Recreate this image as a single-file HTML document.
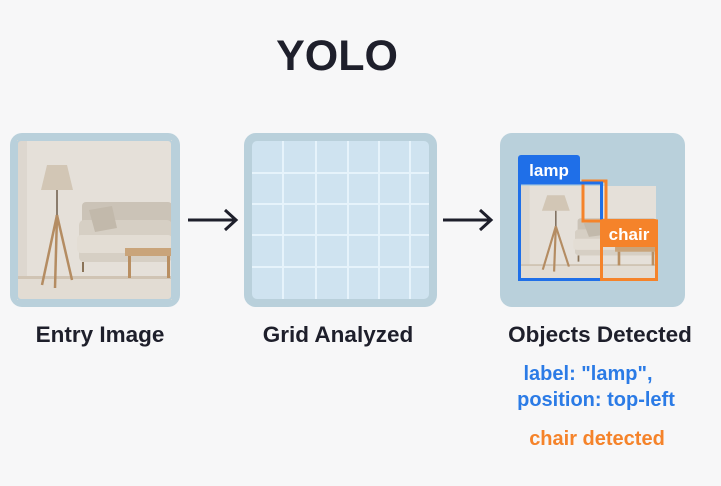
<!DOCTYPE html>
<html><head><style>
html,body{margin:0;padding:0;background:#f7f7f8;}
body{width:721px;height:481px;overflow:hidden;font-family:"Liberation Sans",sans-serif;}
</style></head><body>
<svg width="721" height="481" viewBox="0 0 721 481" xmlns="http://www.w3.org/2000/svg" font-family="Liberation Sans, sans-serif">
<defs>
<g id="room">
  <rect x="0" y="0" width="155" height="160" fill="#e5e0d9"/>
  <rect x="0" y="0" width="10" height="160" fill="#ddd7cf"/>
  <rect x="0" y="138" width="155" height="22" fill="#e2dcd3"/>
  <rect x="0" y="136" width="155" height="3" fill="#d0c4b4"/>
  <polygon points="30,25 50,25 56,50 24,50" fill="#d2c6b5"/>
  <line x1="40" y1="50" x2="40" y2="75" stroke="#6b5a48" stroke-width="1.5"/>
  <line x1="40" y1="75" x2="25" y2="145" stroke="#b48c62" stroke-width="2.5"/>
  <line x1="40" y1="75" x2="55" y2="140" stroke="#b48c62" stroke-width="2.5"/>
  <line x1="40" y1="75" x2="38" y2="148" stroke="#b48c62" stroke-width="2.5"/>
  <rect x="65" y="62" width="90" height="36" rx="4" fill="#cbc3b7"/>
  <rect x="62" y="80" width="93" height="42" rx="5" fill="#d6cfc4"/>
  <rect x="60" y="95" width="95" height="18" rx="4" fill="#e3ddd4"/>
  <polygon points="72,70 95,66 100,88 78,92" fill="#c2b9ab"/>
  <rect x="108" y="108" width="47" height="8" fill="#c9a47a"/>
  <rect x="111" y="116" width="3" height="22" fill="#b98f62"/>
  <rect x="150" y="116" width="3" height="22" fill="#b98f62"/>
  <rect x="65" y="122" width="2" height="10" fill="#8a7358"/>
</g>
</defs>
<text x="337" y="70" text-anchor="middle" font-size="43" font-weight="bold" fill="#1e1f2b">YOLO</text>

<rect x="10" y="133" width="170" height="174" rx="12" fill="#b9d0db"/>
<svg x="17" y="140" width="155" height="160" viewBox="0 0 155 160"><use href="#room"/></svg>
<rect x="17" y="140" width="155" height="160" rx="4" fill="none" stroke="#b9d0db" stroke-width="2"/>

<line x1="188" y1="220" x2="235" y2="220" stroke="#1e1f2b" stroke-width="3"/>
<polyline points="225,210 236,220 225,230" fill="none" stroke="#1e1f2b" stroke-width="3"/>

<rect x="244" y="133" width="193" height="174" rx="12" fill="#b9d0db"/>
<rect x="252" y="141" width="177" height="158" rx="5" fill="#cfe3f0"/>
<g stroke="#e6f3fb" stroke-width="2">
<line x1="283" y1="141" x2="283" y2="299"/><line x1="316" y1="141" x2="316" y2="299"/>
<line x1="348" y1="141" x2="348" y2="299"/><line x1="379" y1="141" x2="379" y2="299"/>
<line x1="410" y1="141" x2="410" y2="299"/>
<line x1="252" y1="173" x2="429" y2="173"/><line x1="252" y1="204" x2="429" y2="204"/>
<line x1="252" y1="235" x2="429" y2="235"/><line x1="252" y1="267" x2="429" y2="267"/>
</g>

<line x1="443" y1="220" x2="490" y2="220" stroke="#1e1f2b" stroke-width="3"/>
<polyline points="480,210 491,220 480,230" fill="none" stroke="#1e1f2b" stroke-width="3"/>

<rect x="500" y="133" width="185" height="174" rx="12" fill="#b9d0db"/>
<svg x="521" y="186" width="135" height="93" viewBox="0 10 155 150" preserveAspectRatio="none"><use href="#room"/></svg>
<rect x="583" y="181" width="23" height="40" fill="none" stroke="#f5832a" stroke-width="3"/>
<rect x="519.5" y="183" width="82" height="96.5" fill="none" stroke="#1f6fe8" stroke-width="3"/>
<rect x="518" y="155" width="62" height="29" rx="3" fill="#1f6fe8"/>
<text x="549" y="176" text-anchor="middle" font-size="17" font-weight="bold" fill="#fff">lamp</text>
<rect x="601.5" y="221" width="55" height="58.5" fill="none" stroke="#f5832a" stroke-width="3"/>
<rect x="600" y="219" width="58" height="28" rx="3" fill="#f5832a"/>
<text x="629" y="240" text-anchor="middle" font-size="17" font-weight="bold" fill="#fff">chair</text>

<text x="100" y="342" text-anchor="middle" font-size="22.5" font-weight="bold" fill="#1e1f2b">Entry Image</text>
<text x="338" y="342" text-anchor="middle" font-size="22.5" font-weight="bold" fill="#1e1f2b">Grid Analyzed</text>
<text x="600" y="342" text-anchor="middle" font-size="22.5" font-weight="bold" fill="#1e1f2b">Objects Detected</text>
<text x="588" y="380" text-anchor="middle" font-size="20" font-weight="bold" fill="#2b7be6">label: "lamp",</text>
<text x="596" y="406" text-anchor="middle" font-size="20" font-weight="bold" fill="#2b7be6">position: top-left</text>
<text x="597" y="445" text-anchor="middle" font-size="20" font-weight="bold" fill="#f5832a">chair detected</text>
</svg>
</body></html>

## [WORK TO BE COMPLETED]
Output all of the data exactly as it stands, minus any images.

## [TASK RESULT]
Recreate this image as a single-file HTML document.
<!DOCTYPE html>
<html><head><style>
html,body{margin:0;padding:0;background:#f7f7f8;}
body{width:721px;height:481px;overflow:hidden;font-family:"Liberation Sans",sans-serif;}
</style></head><body>
<svg width="721" height="481" viewBox="0 0 721 481" xmlns="http://www.w3.org/2000/svg" font-family="Liberation Sans, sans-serif">
<defs>
<g id="room">
  <rect x="0" y="0" width="155" height="160" fill="#e5e0d9"/>
  <rect x="0" y="0" width="10" height="160" fill="#ddd7cf"/>
  <rect x="0" y="138" width="155" height="22" fill="#e2dcd3"/>
  <rect x="0" y="136" width="155" height="3" fill="#d0c4b4"/>
  <polygon points="30,25 50,25 56,50 24,50" fill="#d2c6b5"/>
  <line x1="40" y1="50" x2="40" y2="75" stroke="#6b5a48" stroke-width="1.5"/>
  <line x1="40" y1="75" x2="25" y2="145" stroke="#b48c62" stroke-width="2.5"/>
  <line x1="40" y1="75" x2="55" y2="140" stroke="#b48c62" stroke-width="2.5"/>
  <line x1="40" y1="75" x2="38" y2="148" stroke="#b48c62" stroke-width="2.5"/>
  <rect x="65" y="62" width="90" height="36" rx="4" fill="#cbc3b7"/>
  <rect x="62" y="80" width="93" height="42" rx="5" fill="#d6cfc4"/>
  <rect x="60" y="95" width="95" height="18" rx="4" fill="#e3ddd4"/>
  <polygon points="72,70 95,66 100,88 78,92" fill="#c2b9ab"/>
  <rect x="108" y="108" width="47" height="8" fill="#c9a47a"/>
  <rect x="111" y="116" width="3" height="22" fill="#b98f62"/>
  <rect x="150" y="116" width="3" height="22" fill="#b98f62"/>
  <rect x="65" y="122" width="2" height="10" fill="#8a7358"/>
</g>
</defs>
<text x="337" y="70" text-anchor="middle" font-size="43" font-weight="bold" fill="#1e1f2b">YOLO</text>

<rect x="10" y="133" width="170" height="174" rx="12" fill="#b9d0db"/>
<svg x="17" y="140" width="155" height="160" viewBox="0 0 155 160"><use href="#room"/></svg>
<rect x="17" y="140" width="155" height="160" rx="4" fill="none" stroke="#b9d0db" stroke-width="2"/>

<line x1="188" y1="220" x2="235" y2="220" stroke="#1e1f2b" stroke-width="3"/>
<polyline points="225,210 236,220 225,230" fill="none" stroke="#1e1f2b" stroke-width="3"/>

<rect x="244" y="133" width="193" height="174" rx="12" fill="#b9d0db"/>
<rect x="252" y="141" width="177" height="158" rx="5" fill="#cfe3f0"/>
<g stroke="#e6f3fb" stroke-width="2">
<line x1="283" y1="141" x2="283" y2="299"/><line x1="316" y1="141" x2="316" y2="299"/>
<line x1="348" y1="141" x2="348" y2="299"/><line x1="379" y1="141" x2="379" y2="299"/>
<line x1="410" y1="141" x2="410" y2="299"/>
<line x1="252" y1="173" x2="429" y2="173"/><line x1="252" y1="204" x2="429" y2="204"/>
<line x1="252" y1="235" x2="429" y2="235"/><line x1="252" y1="267" x2="429" y2="267"/>
</g>

<line x1="443" y1="220" x2="490" y2="220" stroke="#1e1f2b" stroke-width="3"/>
<polyline points="480,210 491,220 480,230" fill="none" stroke="#1e1f2b" stroke-width="3"/>

<rect x="500" y="133" width="185" height="174" rx="12" fill="#b9d0db"/>
<svg x="521" y="186" width="135" height="93" viewBox="0 10 155 150" preserveAspectRatio="none"><use href="#room"/></svg>
<rect x="583" y="181" width="23" height="40" fill="none" stroke="#f5832a" stroke-width="3"/>
<rect x="519.5" y="183" width="82" height="96.5" fill="none" stroke="#1f6fe8" stroke-width="3"/>
<rect x="518" y="155" width="62" height="29" rx="3" fill="#1f6fe8"/>
<text x="549" y="176" text-anchor="middle" font-size="17" font-weight="bold" fill="#fff">lamp</text>
<rect x="601.5" y="221" width="55" height="58.5" fill="none" stroke="#f5832a" stroke-width="3"/>
<rect x="600" y="219" width="58" height="28" rx="3" fill="#f5832a"/>
<text x="629" y="240" text-anchor="middle" font-size="17" font-weight="bold" fill="#fff">chair</text>

<text x="100" y="342" text-anchor="middle" font-size="22.5" font-weight="bold" fill="#1e1f2b">Entry Image</text>
<text x="338" y="342" text-anchor="middle" font-size="22.5" font-weight="bold" fill="#1e1f2b">Grid Analyzed</text>
<text x="600" y="342" text-anchor="middle" font-size="22.5" font-weight="bold" fill="#1e1f2b">Objects Detected</text>
<text x="588" y="380" text-anchor="middle" font-size="20" font-weight="bold" fill="#2b7be6">label: "lamp",</text>
<text x="596" y="406" text-anchor="middle" font-size="20" font-weight="bold" fill="#2b7be6">position: top-left</text>
<text x="597" y="445" text-anchor="middle" font-size="20" font-weight="bold" fill="#f5832a">chair detected</text>
</svg>
</body></html>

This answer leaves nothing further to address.